COT: A Generative Approach for Hate Speech Counter-Narratives via Contrastive Optimal Transport
Linhao Zhang, Li Jin, Guangluan Xu, Xiaoyu Li, Xian Sun
TL;DR
This paper tackles automatic generation of hate-speech counter-narratives by introducing Contrastive Optimal Transport (COT). It fuses a transformer-based encoder with an Optimal Transport Kernel to inject hatred-target information, a self-contrastive objective to mitigate model degeneration, and a target-oriented decoding strategy to promote domain relevance and diversity. Empirical results on CONAN and Reddit show COT outperforms strong baselines across multiple metrics and yields higher relevance with lower toxicity, reinforced by ablations and human evaluations. The approach advances controllable CN generation with explicit target interaction and diversified outputs, offering practical potential for real-world interventions while maintaining freedom of expression.
Abstract
Counter-narratives, which are direct responses consisting of non-aggressive fact-based arguments, have emerged as a highly effective approach to combat the proliferation of hate speech.
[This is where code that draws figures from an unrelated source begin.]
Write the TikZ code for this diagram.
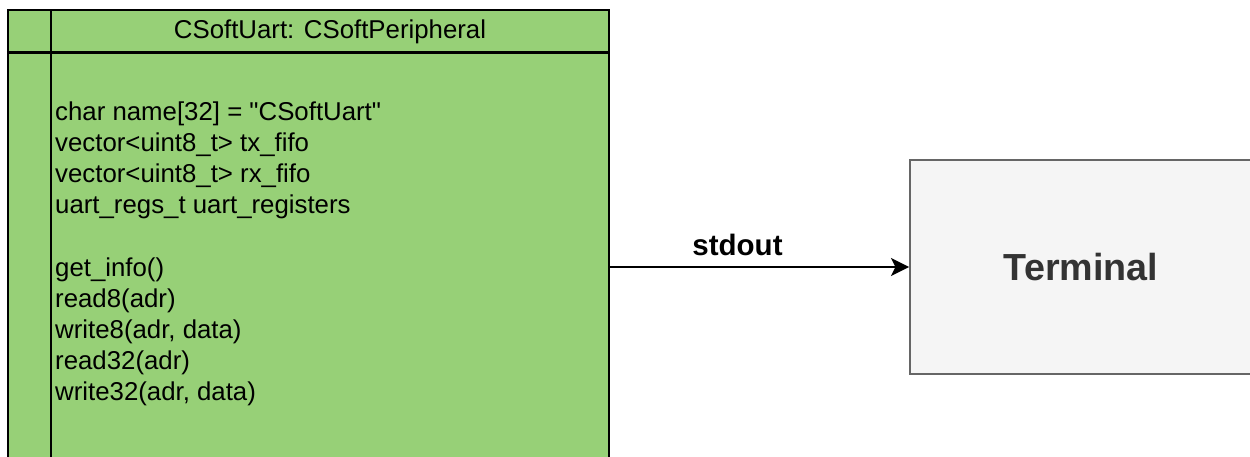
\documentclass[tikz,border=0pt]{standalone}
\usepackage{fontspec}
\setmainfont{Liberation Sans}
\usetikzlibrary{arrows.meta}
\definecolor{classgreen}{HTML}{97D077}
\definecolor{termfill}{HTML}{F5F5F5}
\definecolor{termline}{HTML}{666666}
\definecolor{termtext}{HTML}{333333}
% straight double quote, taken as a glyph so no text mapping curls it
\newcommand{\sq}{\XeTeXglyph\XeTeXglyphindex"quotedbl"\relax}
\tikzset{
  classbox/.style={draw=black, line width=2.5pt, fill=classgreen, rectangle,
    minimum width=601pt, minimum height=514pt, inner sep=0pt},
  divider/.style={line width=2.5pt, draw=black},
  member/.style={anchor=base west, inner sep=0pt, font=\fontsize{25.8pt}{31pt}\selectfont},
  titletext/.style={anchor=base, inner sep=0pt, font=\fontsize{25.8pt}{31pt}\selectfont},
  termbox/.style={draw=termline, line width=2pt, fill=termfill, rectangle,
    minimum width=342pt, minimum height=214pt, inner sep=0pt,
    text=termtext, font=\bfseries\fontsize{37.7pt}{45pt}\selectfont},
  flow/.style={line width=2pt, -{Stealth[length=18pt,width=18pt,inset=4.5pt]}},
  flowlabel/.style={anchor=base, inner sep=0pt, font=\bfseries\fontsize{29.5pt}{35pt}\selectfont}
}
\begin{document}
\begin{tikzpicture}[x=1pt, y=-1pt]
  \clip (0,0) rectangle (1250,457);
  \fill[white] (0,0) rectangle (1250,457);

  % class box with its title row and left margin column
  \node[classbox] (uart) at (308.5,267) {};
  \draw[divider] (uart.north west |- 0,52.5) -- (uart.north east |- 0,52.5);
  \draw[divider] (51,10) -- (51,470);
  \node[titletext] (title) at (330,39) {CSoftUart: CSoftPeripheral};

  % attributes and methods
  \node[member] (m1) at (55,121) {char name[32] = \sq CSoftUart\sq};
  \node[member] (m2) at (55,152) {vector<uint8\_t> tx\_fifo};
  \node[member] (m3) at (55,183) {vector<uint8\_t> rx\_fifo};
  \node[member] (m4) at (55,214) {uart\_regs\_t uart\_registers};
  \node[member] (m5) at (55,276) {get\_info()};
  \node[member] (m6) at (55,307) {read8(adr)};
  \node[member] (m7) at (55,338) {write8(adr, data)};
  \node[member] (m8) at (55,369) {read32(adr)};
  \node[member] (m9) at (55,400) {write32(adr, data)};

  % terminal
  \node[termbox] (term) at (1081,267) {Terminal};

  % output stream
  \draw[flow] (uart.east |- term.west) -- (term.west);
  \node[flowlabel] (stdout) at (737.5,255) {stdout};
\end{tikzpicture}
\end{document}
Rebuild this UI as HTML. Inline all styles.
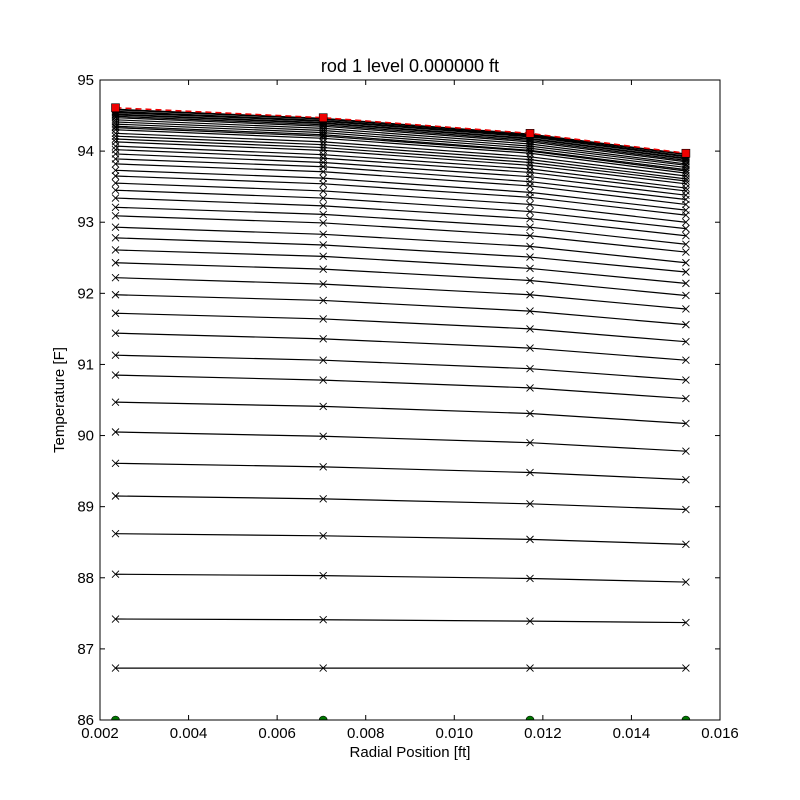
<!DOCTYPE html>
<html><head><meta charset="utf-8"><style>
html,body{margin:0;padding:0;background:#fff;}
svg{display:block;font-family:"Liberation Sans",sans-serif;}
</style></head><body>
<svg id="chart" width="800" height="800" viewBox="0 0 800 800" xmlns="http://www.w3.org/2000/svg">
<rect width="800" height="800" fill="#fff"/>
<g id="marks"></g>
<g id="axes"></g>
</svg>
<script>
const xPositions = [0.00235, 0.00704, 0.01171, 0.01523];
const col0 = [86.73,87.42,88.05,88.62,89.15,89.61,90.05,90.47,90.85,91.13,91.44,91.72,91.98,92.22,92.43,92.61,92.78,92.93,93.09,93.21,93.34,93.45,93.55,93.65,93.73,93.82,93.89,93.96,94.02,94.07,94.13,94.17,94.21,94.25,94.30,94.33,94.35,94.38,94.41,94.44,94.47,94.49,94.51,94.52,94.54,94.55,94.56,94.58,94.59];
const col1 = [86.73,87.41,88.03,88.59,89.11,89.56,89.99,90.41,90.78,91.06,91.36,91.64,91.90,92.13,92.34,92.52,92.68,92.83,92.99,93.11,93.23,93.34,93.44,93.54,93.62,93.71,93.78,93.84,93.90,93.95,94.01,94.05,94.09,94.13,94.18,94.21,94.23,94.26,94.29,94.32,94.35,94.37,94.39,94.40,94.42,94.42,94.43,94.45,94.46];
const col2 = [86.73,87.39,87.99,88.54,89.04,89.48,89.90,90.31,90.67,90.94,91.23,91.50,91.75,91.98,92.18,92.35,92.51,92.66,92.81,92.93,93.05,93.15,93.25,93.35,93.42,93.51,93.57,93.64,93.70,93.75,93.80,93.84,93.88,93.92,93.97,94.00,94.01,94.04,94.07,94.10,94.13,94.15,94.17,94.18,94.20,94.21,94.22,94.23,94.24];
const col3 = [86.73,87.37,87.94,88.47,88.96,89.38,89.78,90.17,90.52,90.78,91.06,91.32,91.56,91.78,91.97,92.14,92.30,92.43,92.58,92.69,92.81,92.91,93.00,93.10,93.17,93.25,93.32,93.38,93.44,93.48,93.54,93.58,93.61,93.65,93.69,93.72,93.74,93.77,93.80,93.82,93.85,93.87,93.89,93.90,93.92,93.92,93.93,93.95,93.96];
const redSeries = [94.61, 94.47, 94.25, 93.97];
const greenSeries = [86, 86, 86, 86];
const xTicks = [0.002,0.004,0.006,0.008,0.010,0.012,0.014,0.016];
const xTickLabels = ["0.002","0.004","0.006","0.008","0.010","0.012","0.014","0.016"];
const yTicks = [86,87,88,89,90,91,92,93,94,95];

const L=100,R=720,T=80,B=720;
const xMin=0.002,xMax=0.016,yMin=86,yMax=95;
const sx=v=>L+(v-xMin)/(xMax-xMin)*(R-L);
const sy=v=>B-(v-yMin)/(yMax-yMin)*(B-T);
const NS="http://www.w3.org/2000/svg";
function mk(tag,attrs,parent){const e=document.createElementNS(NS,tag);for(const k in attrs)e.setAttribute(k,attrs[k]);parent.appendChild(e);return e;}
const marks=document.getElementById('marks');
const axes=document.getElementById('axes');
const clip=mk('clipPath',{id:'pc'},document.getElementById('chart'));
mk('rect',{x:L,y:T,width:R-L,height:B-T},clip);
marks.setAttribute('clip-path','url(#pc)');

for(let i=0;i<col0.length;i++){
  const vals=[col0[i],col1[i],col2[i],col3[i]];
  const pts=vals.map((v,j)=>sx(xPositions[j])+','+sy(v)).join(' ');
  const pl=mk('polyline',{points:pts,fill:'none',stroke:'#000','stroke-width':1.2},marks);
  
  
  vals.forEach((v,j)=>{
    const cx=sx(xPositions[j]),cy=sy(v);
    const m=mk('path',{d:`M${cx-3.5},${cy-3.5}L${cx+3.5},${cy+3.5}M${cx-3.5},${cy+3.5}L${cx+3.5},${cy-3.5}`,stroke:'#000','stroke-width':0.9,fill:'none'},marks);
    
    
  });
}
const red=mk('polyline',{points:redSeries.map((v,j)=>sx(xPositions[j])+','+sy(v)).join(' '),fill:'none',stroke:'#e00','stroke-width':1.5,'stroke-dasharray':'6,4'},marks);


redSeries.forEach((v,j)=>{
  const r=mk('rect',{x:sx(xPositions[j])-4,y:sy(v)-4,width:8,height:8,fill:'#e00',stroke:'#000','stroke-width':0.6},marks);
  
  
});
greenSeries.forEach((v,j)=>{
  const c=mk('circle',{cx:sx(xPositions[j]),cy:sy(v),r:4,fill:'#070',stroke:'#000','stroke-width':0.6},marks);
  
  
});

const frame=mk('rect',{x:L,y:T,width:R-L,height:B-T,fill:'none',stroke:'#000','stroke-width':1},axes);


xTicks.forEach((v,i)=>{
  const x=sx(v);
  mk('line',{x1:x,y1:B,x2:x,y2:B-5,stroke:'#000'},axes);
  mk('line',{x1:x,y1:T,x2:x,y2:T+5,stroke:'#000'},axes);
  const t=mk('text',{x:x,y:B+18,'text-anchor':'middle','font-size':15},axes);
  t.textContent=xTickLabels[i];
  
  
});
yTicks.forEach(v=>{
  const y=sy(v);
  mk('line',{x1:L,y1:y,x2:L+5,y2:y,stroke:'#000'},axes);
  mk('line',{x1:R,y1:y,x2:R-5,y2:y,stroke:'#000'},axes);
  const t=mk('text',{x:L-6,y:y+5,'text-anchor':'end','font-size':15},axes);
  t.textContent=String(v);
  
  
});
const title=mk('text',{x:410,y:72,'text-anchor':'middle','font-size':18},axes);
title.textContent='rod 1 level 0.000000 ft';


const xl=mk('text',{x:410,y:757,'text-anchor':'middle','font-size':15},axes);
xl.textContent='Radial Position [ft]';


const yl=mk('text',{x:64,y:400,'text-anchor':'middle','font-size':15,transform:'rotate(-90 64 400)'},axes);
yl.textContent='Temperature [F]';


</script>
</body></html>
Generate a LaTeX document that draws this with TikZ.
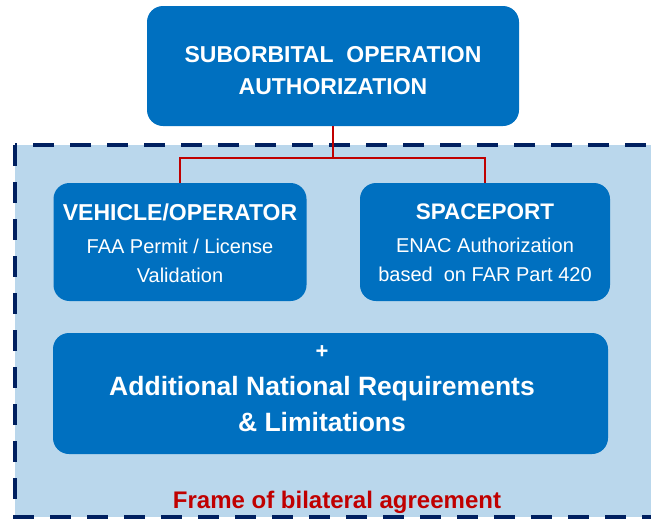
\documentclass[tikz,border=0pt]{standalone}
\usepackage{fontspec}
\setmainfont{Liberation Sans}
\definecolor{boxblue}{HTML}{0070C0}
\definecolor{framefill}{HTML}{BAD7EC}
\definecolor{framenavy}{HTML}{002060}
\definecolor{linkred}{HTML}{C00000}
\tikzset{
  bluebox/.style={fill=boxblue, rounded corners=16pt, inner sep=0pt},
  boxtext/.style={text=white, align=center, inner sep=0pt},
  link/.style={draw=linkred, line width=2.5pt},
}
\begin{document}
\begin{tikzpicture}[x=1pt,y=-1pt]
        \useasboundingbox (0,0) rectangle (651,520);
        \clip (0,0) rectangle (651,520);
        % frame of the agreement
        \draw [framenavy, fill=framefill, line width=4pt, dash pattern=on 21pt off 16pt]
        (15,145) rectangle (680,517);
        \node [text=linkred, font=\fontsize{24}{24}\selectfont\bfseries] (frametext) at (337,502) {Frame of bilateral agreement};
        % boxes
        \node [bluebox, minimum width=372pt, minimum height=120pt] (top) at (333,66) {};
        \node [bluebox, minimum width=253pt, minimum height=118pt] (vehicle) at (180,242) {};
        \node [bluebox, minimum width=250pt, minimum height=118pt] (spaceport) at (485,242) {};
        \node [bluebox, minimum width=555pt, minimum height=121pt] (national) at (330.5,393.5) {};
        % texts
        \node [boxtext, font=\fontsize{23}{32}\selectfont\bfseries] (toptext) at (333,71)
        {SUBORBITAL\ \ OPERATION\\AUTHORIZATION};
        \node [boxtext, font=\fontsize{20}{29}\selectfont] (vehicletext) at (180,243)
        {{\fontsize{23}{23}\selectfont\bfseries VEHICLE/OPERATOR}\\[4pt]FAA Permit / License\\Validation};
        \node [boxtext, font=\fontsize{20}{29}\selectfont] (spaceporttext) at (485,243)
        {{\fontsize{22.5}{23}\selectfont\bfseries SPACEPORT}\\[4pt]ENAC Authorization\\based\ \ on FAR Part 420};
        \node [boxtext, font=\fontsize{26.5}{36}\selectfont\bfseries] (nationaltext) at (322,389)
        {{\fontsize{22}{22}\selectfont +}\\[1pt]Additional National Requirements\\\& Limitations};
        % connectors
        \coordinate (split) at (333,158);
        \draw [link] (top.south) -- (split);
        \draw [link] (split) -| (vehicle.north);
        \draw [link] (split) -| (spaceport.north);
\end{tikzpicture}
\end{document}
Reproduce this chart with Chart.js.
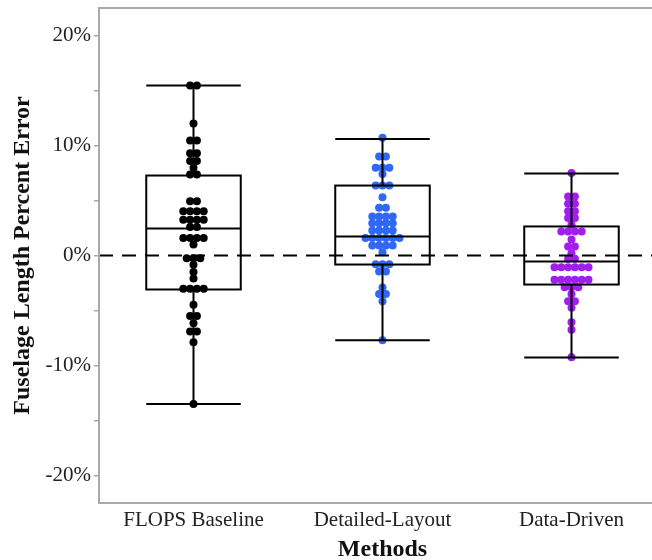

Previous methodologies have primarily focused on fine-tuning and post-editing techniques to ensure the fluency of generated contents, while overlooking the critical aspects of individualization and relevance concerning the specific hatred targets, such as LGBT groups, immigrants, etc. This research paper introduces a novel framework based on contrastive optimal transport, which effectively addresses the challenges of maintaining target interaction and promoting diversification in generating counter-narratives. Firstly, an Optimal Transport Kernel (OTK) module is leveraged to incorporate hatred target information in the token representations, in which the comparison pairs are extracted between original and transported features. Secondly, a self-contrastive learning module is employed to address the issue of model degeneration. This module achieves this by generating an anisotropic distribution of token representations. Finally, a target-oriented search method is integrated as an improved decoding strategy to explicitly promote domain relevance and diversification in the inference process. This strategy modifies the model's confidence score by considering both token similarity and target relevance. Quantitative and qualitative experiments have been evaluated on two benchmark datasets, which demonstrate that our proposed model significantly outperforms current methods evaluated by metrics from multiple aspects.